Did they fight? Did they hate each other, yet? I suppose I'll never know. What I do remember is..... there were no closest, my parents bitched about how short the Spaniards were every time they hit their head on a kitchen cabinet, and everyone around us was pulling up to the dinner table as I was saying prayers and falling off to sleep. And, of course there was the damn olive oil.


"What is that smell" I would ask EVERY TIME we got on the elevator.

"That, darling is what these Spaniards call, olive oil. It's an oil that is made from olivies, I think its the red thing in the middle that gives it that unique smell"
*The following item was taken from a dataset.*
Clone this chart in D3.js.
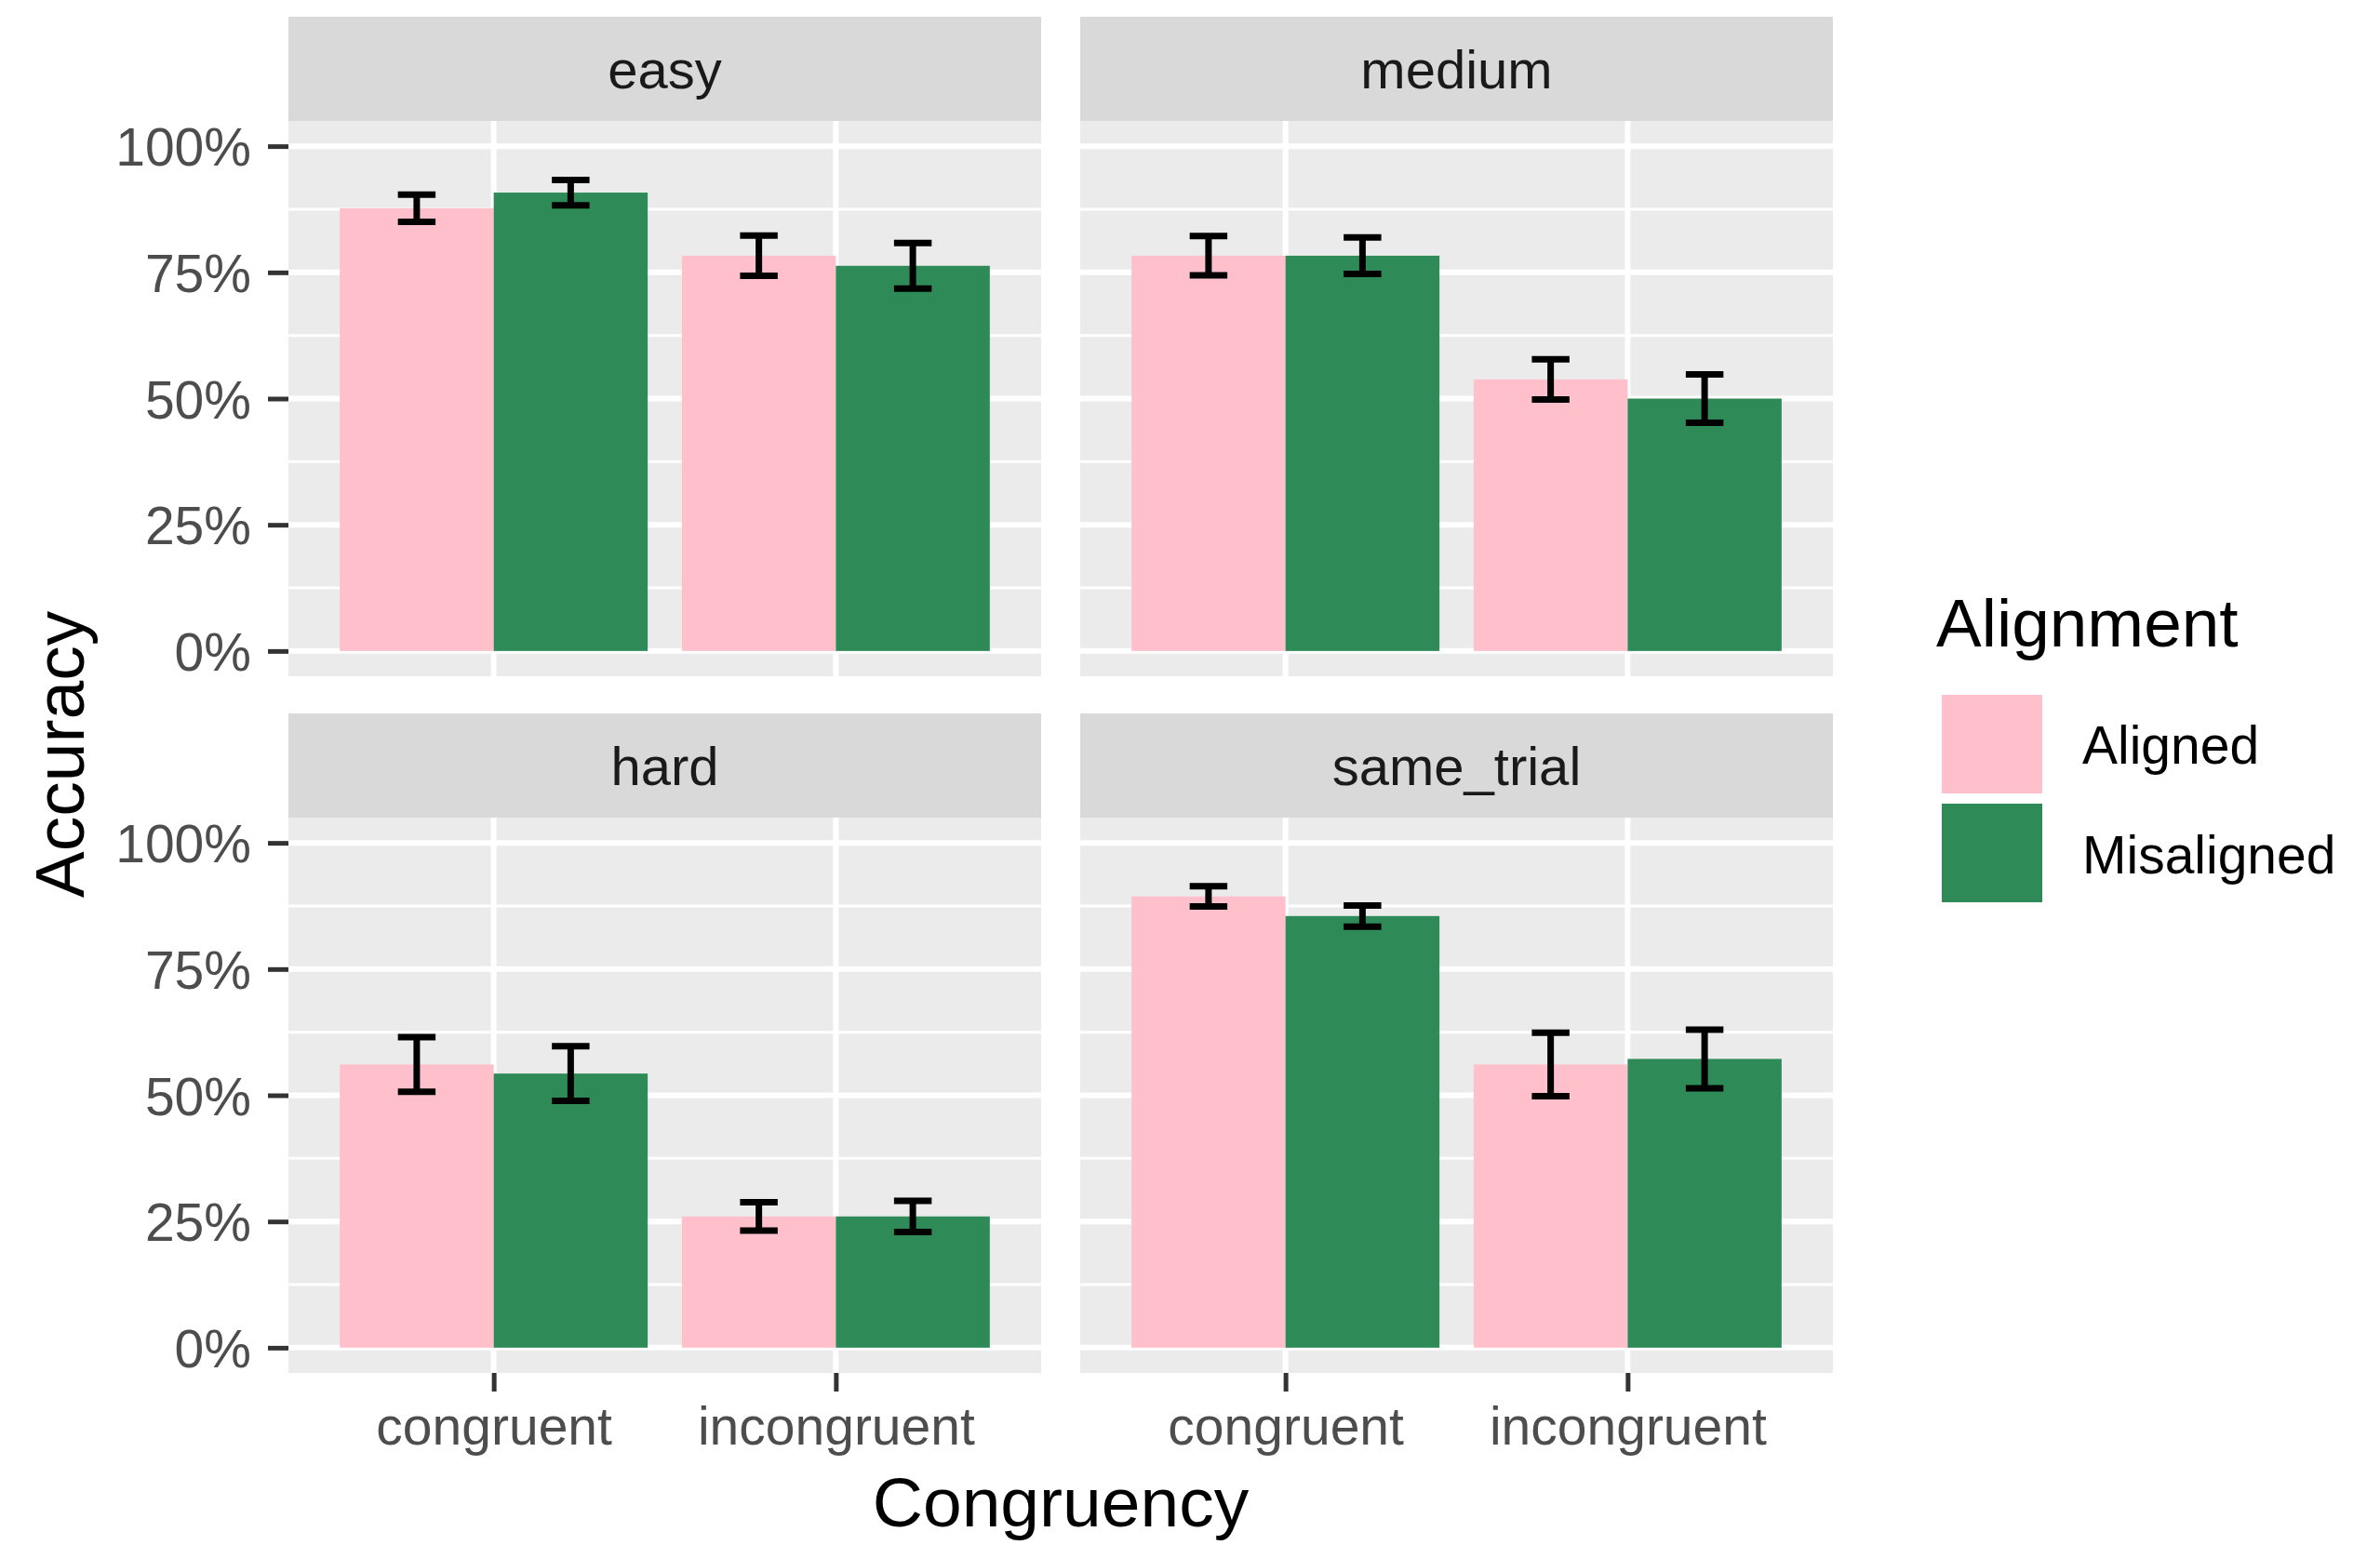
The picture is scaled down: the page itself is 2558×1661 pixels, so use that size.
<!DOCTYPE html>
<html>
<head>
<meta charset="utf-8">
<script src="https://cdn.jsdelivr.net/npm/d3@7"></script>
<style>
  body { margin: 0; background: #fff; }
  text { font-family: "Liberation Sans", Arial, Helvetica, sans-serif; }
</style>
</head>
<body>
<div id="chart"></div>
<script>
// facets, categories and groups
const panels = ["easy", "medium", "hard", "same_trial"];
const congruency = ["congruent", "incongruent"];
const alignment = ["Aligned", "Misaligned"];
const yTicks = [0, 0.25, 0.5, 0.75, 1];

// mean accuracy per panel: [congruent-Aligned, congruent-Misaligned, incongruent-Aligned, incongruent-Misaligned]
const easyAcc   = [0.877, 0.908, 0.783, 0.763];
const mediumAcc = [0.783, 0.783, 0.538, 0.500];
const hardAcc   = [0.561, 0.543, 0.260, 0.260];
const sameAcc   = [0.894, 0.855, 0.561, 0.572];

// error bar half widths, same order
const easyErr   = [0.027, 0.025, 0.040, 0.045];
const mediumErr = [0.039, 0.036, 0.040, 0.048];
const hardErr   = [0.054, 0.054, 0.028, 0.031];
const sameErr   = [0.020, 0.021, 0.063, 0.058];

const accByPanel = [easyAcc, mediumAcc, hardAcc, sameAcc];
const errByPanel = [easyErr, mediumErr, hardErr, sameErr];

const colors = d3.scaleOrdinal().domain(alignment).range(["pink", "seagreen"]);

const width = 2558, height = 1661;
const panelLefts = [310, 1161];
const stripTops = [18, 767];
const stripH = 112;
const pw = 809, ph = 597;

const svg = d3.select("#chart").append("svg")
    .attr("width", width).attr("height", height);
svg.append("rect").attr("width", width).attr("height", height).attr("fill", "#fff");

// ggplot-like discrete x: categories at 1,2, range 0.4..2.6
const x = d3.scaleLinear().domain([0.4, 2.6]).range([0, pw]);
const unit = x(1) - x(0);
const xSub = d3.scaleBand().domain(alignment).range([-0.45 * unit, 0.45 * unit]);
const y = d3.scaleLinear().domain([-0.05, 1.05]).range([ph, 0]);

panels.forEach(function(name, p) {
    var col = p % 2, row = Math.floor(p / 2);
    var left = panelLefts[col];
    var stripTop = stripTops[row];
    var top = stripTop + stripH;

    // strip
    svg.append("rect").attr("x", left).attr("y", stripTop)
        .attr("width", pw).attr("height", stripH).attr("fill", "#D9D9D9");
    svg.append("text").attr("x", left + pw / 2).attr("y", stripTop + stripH / 2 + 21)
        .attr("text-anchor", "middle").attr("font-size", 58).attr("fill", "#1A1A1A")
        .text(name);

    var g = svg.append("g").attr("transform", "translate(" + left + "," + top + ")");
    g.append("rect").attr("width", pw).attr("height", ph).attr("fill", "#EBEBEB");

    // minor grid
    g.selectAll(".minor").data([0.125, 0.375, 0.625, 0.875]).join("line")
        .attr("x1", 0).attr("x2", pw)
        .attr("y1", d => y(d)).attr("y2", d => y(d))
        .attr("stroke", "#fff").attr("stroke-width", 3);
    // major grid
    g.selectAll(".major").data(yTicks).join("line")
        .attr("x1", 0).attr("x2", pw)
        .attr("y1", d => y(d)).attr("y2", d => y(d))
        .attr("stroke", "#fff").attr("stroke-width", 6);
    g.selectAll(".vmajor").data(congruency).join("line")
        .attr("x1", (d, i) => x(i + 1)).attr("x2", (d, i) => x(i + 1))
        .attr("y1", 0).attr("y2", ph)
        .attr("stroke", "#fff").attr("stroke-width", 6);

    var rows = [];
    congruency.forEach(function(c, ci) {
        alignment.forEach(function(a, ai) {
            var k = ci * 2 + ai;
            rows.push({cong: ci, align: a, acc: accByPanel[p][k], err: errByPanel[p][k]});
        });
    });

    g.selectAll(".bar").data(rows).join("rect")
        .attr("x", d => x(d.cong + 1) + xSub(d.align))
        .attr("width", xSub.bandwidth())
        .attr("y", d => y(d.acc))
        .attr("height", d => y(0) - y(d.acc))
        .attr("fill", d => colors(d.align));

    var capW = 0.11 * unit;
    var eb = g.selectAll(".eb").data(rows).join("g")
        .attr("transform", d => "translate(" + (x(d.cong + 1) + xSub(d.align) + xSub.bandwidth() / 2) + ",0)");
    eb.append("line").attr("x1", 0).attr("x2", 0)
        .attr("y1", d => y(d.acc - d.err)).attr("y2", d => y(d.acc + d.err))
        .attr("stroke", "#000").attr("stroke-width", 7);
    eb.append("line").attr("x1", -capW / 2).attr("x2", capW / 2)
        .attr("y1", d => y(d.acc - d.err)).attr("y2", d => y(d.acc - d.err))
        .attr("stroke", "#000").attr("stroke-width", 7);
    eb.append("line").attr("x1", -capW / 2).attr("x2", capW / 2)
        .attr("y1", d => y(d.acc + d.err)).attr("y2", d => y(d.acc + d.err))
        .attr("stroke", "#000").attr("stroke-width", 7);

    // y axis on left column
    if (col === 0) {
        var ya = g.append("g").call(d3.axisLeft(y).tickValues(yTicks)
            .tickFormat(d3.format(".0%")).tickSize(22).tickPadding(18));
        ya.select(".domain").remove();
        ya.selectAll("line").attr("stroke", "#333333").attr("stroke-width", 5);
        ya.selectAll("text").attr("font-size", 57).attr("fill", "#4D4D4D")
            .attr("font-family", "Liberation Sans, Arial, sans-serif").attr("dy", "0.36em");
    }
    // x axis on bottom row
    if (row === 1) {
        var xs = d3.scalePoint().domain(congruency).range([x(1), x(2)]);
        var xa = g.append("g").attr("transform", "translate(0," + ph + ")")
            .call(d3.axisBottom(xs).tickSize(20).tickPadding(14));
        xa.select(".domain").remove();
        xa.selectAll("line").attr("stroke", "#333333").attr("stroke-width", 5);
        xa.selectAll("text").attr("font-size", 57).attr("fill", "#4D4D4D")
            .attr("font-family", "Liberation Sans, Arial, sans-serif").attr("dy", "0.76em");
    }
});

// axis titles
svg.append("text").attr("x", (310 + 1970) / 2).attr("y", 1641)
    .attr("text-anchor", "middle").attr("font-size", 75).attr("fill", "#000")
    .text("Congruency");
svg.append("text").attr("transform", "translate(90,811) rotate(-90)")
    .attr("text-anchor", "middle").attr("font-size", 75).attr("fill", "#000")
    .text("Accuracy");

// legend
const legend = svg.append("g").attr("transform", "translate(2081,0)");
legend.append("text").attr("x", 0).attr("y", 695)
    .attr("font-size", 73).attr("fill", "#000").text("Alignment");
alignment.forEach(function(a, i) {
    legend.append("rect").attr("x", 6).attr("y", 747 + i * 117)
        .attr("width", 108).attr("height", 106).attr("fill", colors(a));
    legend.append("text").attr("x", 157).attr("y", 821 + i * 118)
        .attr("font-size", 57).attr("fill", "#000").text(a);
});
</script>
</body>
</html>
In 1982 you would be hard pressed (truly, no pun intended) to find olive oil on your everyday kitchen shelf in America. The smell to this day is hard for me to take. Literally, the walls in the elevator would drip with the pale green ooze, my brothers and I would take old coke bottles to the lobby and run them up the walls so we could dress a salad.

Dreams were made and broken in the year we lived in that apartment. The day Mrs. Powers wore her most sparkling sweater, no vest today boys and girls, and told us to enjoy our Christmas break -well, maybe that was the official end of my innocence. In the 4th grade the seed of the Santa lie and subsequent Santa truth gets planted for a lot of kids.
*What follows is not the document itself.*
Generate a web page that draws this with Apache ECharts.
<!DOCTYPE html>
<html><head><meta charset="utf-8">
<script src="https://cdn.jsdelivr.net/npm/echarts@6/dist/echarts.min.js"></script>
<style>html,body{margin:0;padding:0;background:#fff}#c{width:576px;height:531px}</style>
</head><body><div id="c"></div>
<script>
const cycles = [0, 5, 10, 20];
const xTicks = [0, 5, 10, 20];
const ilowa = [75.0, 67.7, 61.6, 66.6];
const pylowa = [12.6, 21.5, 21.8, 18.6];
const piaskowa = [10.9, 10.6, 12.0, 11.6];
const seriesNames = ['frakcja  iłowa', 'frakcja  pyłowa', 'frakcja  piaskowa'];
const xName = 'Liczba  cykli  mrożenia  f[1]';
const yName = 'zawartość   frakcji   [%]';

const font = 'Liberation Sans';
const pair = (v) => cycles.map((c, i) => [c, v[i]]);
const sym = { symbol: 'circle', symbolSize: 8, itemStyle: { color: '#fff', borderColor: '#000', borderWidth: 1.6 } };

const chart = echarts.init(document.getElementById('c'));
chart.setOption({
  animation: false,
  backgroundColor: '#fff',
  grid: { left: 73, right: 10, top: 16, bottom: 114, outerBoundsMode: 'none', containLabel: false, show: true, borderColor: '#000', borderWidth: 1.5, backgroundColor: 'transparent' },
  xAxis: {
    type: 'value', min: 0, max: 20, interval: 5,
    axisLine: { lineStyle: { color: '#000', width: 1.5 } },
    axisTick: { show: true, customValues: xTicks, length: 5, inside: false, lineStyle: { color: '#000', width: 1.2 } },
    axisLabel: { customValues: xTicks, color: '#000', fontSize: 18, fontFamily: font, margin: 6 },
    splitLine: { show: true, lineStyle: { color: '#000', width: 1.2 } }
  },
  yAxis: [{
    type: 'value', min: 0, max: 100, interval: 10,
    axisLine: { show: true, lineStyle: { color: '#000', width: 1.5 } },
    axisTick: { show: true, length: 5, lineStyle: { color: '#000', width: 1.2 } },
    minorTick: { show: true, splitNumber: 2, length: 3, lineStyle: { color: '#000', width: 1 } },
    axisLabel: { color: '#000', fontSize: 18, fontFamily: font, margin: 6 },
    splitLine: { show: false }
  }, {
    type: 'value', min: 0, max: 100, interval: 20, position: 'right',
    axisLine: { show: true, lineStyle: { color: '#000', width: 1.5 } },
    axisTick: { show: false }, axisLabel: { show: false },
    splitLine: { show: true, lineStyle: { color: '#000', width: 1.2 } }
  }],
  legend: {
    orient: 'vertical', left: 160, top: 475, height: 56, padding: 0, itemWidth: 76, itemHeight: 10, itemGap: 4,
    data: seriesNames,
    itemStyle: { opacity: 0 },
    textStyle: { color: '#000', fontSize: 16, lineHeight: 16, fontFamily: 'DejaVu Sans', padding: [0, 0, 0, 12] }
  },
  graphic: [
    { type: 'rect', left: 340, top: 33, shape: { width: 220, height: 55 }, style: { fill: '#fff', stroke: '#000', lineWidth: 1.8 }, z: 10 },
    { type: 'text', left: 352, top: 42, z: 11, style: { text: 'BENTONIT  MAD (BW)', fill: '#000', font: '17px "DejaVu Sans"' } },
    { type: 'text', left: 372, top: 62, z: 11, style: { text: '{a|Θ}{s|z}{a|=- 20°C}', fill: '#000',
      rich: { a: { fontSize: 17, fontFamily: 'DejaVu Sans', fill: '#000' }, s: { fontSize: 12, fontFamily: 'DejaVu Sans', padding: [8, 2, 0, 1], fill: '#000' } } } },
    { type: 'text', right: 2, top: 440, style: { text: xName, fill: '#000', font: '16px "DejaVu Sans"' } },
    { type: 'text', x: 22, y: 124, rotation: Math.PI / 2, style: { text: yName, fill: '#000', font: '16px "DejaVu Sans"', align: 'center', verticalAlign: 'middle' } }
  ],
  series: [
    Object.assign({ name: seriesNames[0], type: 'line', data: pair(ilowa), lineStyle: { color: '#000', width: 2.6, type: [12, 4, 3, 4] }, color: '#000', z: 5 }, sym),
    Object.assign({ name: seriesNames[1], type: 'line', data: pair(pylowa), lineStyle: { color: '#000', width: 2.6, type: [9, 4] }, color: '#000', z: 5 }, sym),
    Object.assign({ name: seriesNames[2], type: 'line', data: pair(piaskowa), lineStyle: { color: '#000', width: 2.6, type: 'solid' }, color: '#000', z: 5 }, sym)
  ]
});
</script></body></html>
In my class, the non- beleievers fell into 2 categories....

You have your self-confident out right deniers.

"I asked my mom, when I was 2 if Santa was real. She told me ...no. She said its not nice to tell lies to anyone and that I was old enough for the reality of Christmas."
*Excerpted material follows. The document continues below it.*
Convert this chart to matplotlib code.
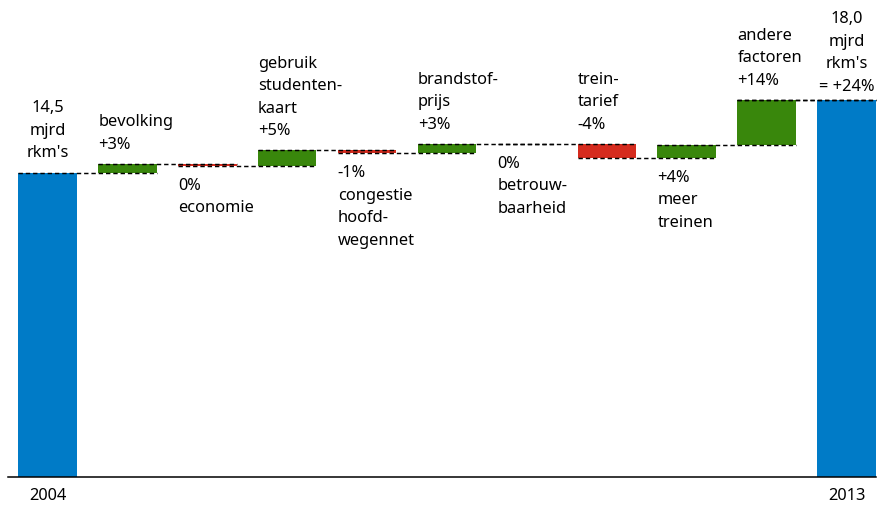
import numpy as np
import matplotlib
matplotlib.use("Agg")
import matplotlib.pyplot as plt

" data: rail passenger kilometres (mjrd rkm) 2004 -> 2013 "
start_value = 14.5
end_value = 18.0
start_label = "14,5\nmjrd\nrkm's"
end_label = "18,0\nmjrd\nrkm's\n= +24%"
year_labels = ["2004", "2013"]

step_labels = ["bevolking\n+3%",
               "0%\neconomie",
               "gebruik\nstudenten-\nkaart\n+5%",
               "-1%\ncongestie\nhoofd-\nwegennet",
               "brandstof-\nprijs\n+3%",
               "0%\nbetrouw-\nbaarheid",
               "trein-\ntarief\n-4%",
               "+4%\nmeer\ntreinen",
               "andere\nfactoren\n+14%"]
step_values = [0.45, -0.1, 0.74, -0.12, 0.43, 0.0, -0.66, 0.62, 2.14]
label_above = [True, False, True, False, True, False, True, False, True]

blue = '#007BC7'
green = '#39870C'
red = '#D52B1E'

plt.rcParams['font.family'] = ['Noto Sans', 'DejaVu Sans']

W, H = 878, 510
fig = plt.figure(figsize=(W / 100, H / 100), dpi=100)
ax = fig.add_axes([0, 0, 1, 1])

# pixel layout
x0_px, dx_px = 47.5, 79.9
base_px, unit_px = 478, 20.95
ax.set_xlim(-x0_px / dx_px, (W - x0_px) / dx_px)
ax.set_ylim(-(H - base_px) / unit_px, base_px / unit_px)
ax.axis('off')

n = len(step_values)
xs = np.arange(n + 2)
width = 0.732

# cumulative levels
levels = start_value + np.cumsum(step_values)
prev = np.concatenate([[start_value], levels[:-1]])

ax.bar(xs[0], start_value, width=width, color=blue, zorder=2)
ax.bar(xs[-1], end_value, width=width, color=blue, zorder=2)
colors = [green if v >= 0 else red for v in step_values]
ax.bar(xs[1:-1], step_values, bottom=prev, width=width, color=colors, zorder=2)

# dashed connectors
all_levels = np.concatenate([[start_value], levels])
dash = (0, (3.0, 2.0))
for i in range(n + 1):
    ax.plot([xs[i] - width / 2, xs[i + 1] + width / 2], [all_levels[i], all_levels[i]],
            color='black', lw=1.05, linestyle=dash, zorder=3)
ax.plot([xs[-2] - width / 2, xs[-1] + width / 2], [end_value, end_value],
        color='black', lw=1.05, linestyle=dash, zorder=3)

# baseline
ax.plot([-(x0_px - 8) / dx_px, (W - 2 - x0_px) / dx_px], [0, 0], color='black', lw=1.1, zorder=3)

fs = 11.8
ls = 1.55
ax.annotate(start_label, (xs[0], start_value), xytext=(0, 13), textcoords='offset pixels',
            ha='center', va='bottom', fontsize=fs, linespacing=ls)
ax.annotate(end_label, (xs[-1], end_value), xytext=(0, 6), textcoords='offset pixels',
            ha='center', va='bottom', fontsize=fs, linespacing=ls)

for i in range(n):
    lo = min(prev[i], levels[i])
    hi = max(prev[i], levels[i])
    xl = xs[i + 1] - width / 2
    if label_above[i]:
        ax.annotate(step_labels[i], (xl, hi), xytext=(0, 12), textcoords='offset pixels',
                    ha='left', va='bottom', fontsize=fs, linespacing=ls)
    else:
        ax.annotate(step_labels[i], (xl, lo), xytext=(0, -11), textcoords='offset pixels',
                    ha='left', va='top', fontsize=fs, linespacing=ls)

for x, lab in zip([xs[0], xs[-1]], year_labels):
    ax.annotate(lab, (x, 0), xytext=(0, -10), textcoords='offset pixels',
                ha='center', va='top', fontsize=fs)

fig.savefig('out.png', dpi=100)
This kid would ramble on about either:
A. the true meaning, blah, blah, blah ..................parents were- crazy religious zealot



B. commercialism and greed.... ............................parents were- stoned ex-hippy



or the slightly more likeable

"I saw my dad putting together my bicycle in his boxer shorts and no shirt, while my mom was drinking wine and stuffing stockings."
There was no self- confidence in this kids story. This kid told the story with regret and sorrow in is voice, you sort of felt his pain.

That year, my fourth grade year, in that olive oil soaked paradise- I became that second kid. For me though, it was beer for both and a desk for my room.
It was that night, in my red and white footie pajamas that my plan was hatched, because you see it was the fighting that woke me up. I wasn't so much sad as I was just like "Damn it!, they've done it, thats it. When will the parade of lies and disappointment end."

Santa was my lost hold on innocence and when he died it was like watching Beaver Cleaver shoot heroin...nothing was ever colorful again. I can't be sure but it seems like Paddington might have even moved out over that break. I seem to recall an end to the sweaters, the stories......

Santa wounded, dying, breathing his last breath strode passed Mrs. Powers house scooped up Paddington, who scooped up the sweaters, and flew out of sight..........

I blame the Spanish for Montezuma's revenge, the Inquisition, flan and killing Santa Claus.





1 comment:

flowdawg said...

Thanks for sharing this blog. Isn't it funny how parts of Christmas are filled with nostalgically dark memories. Maybe that is why we have kids to shed some light into the darkness.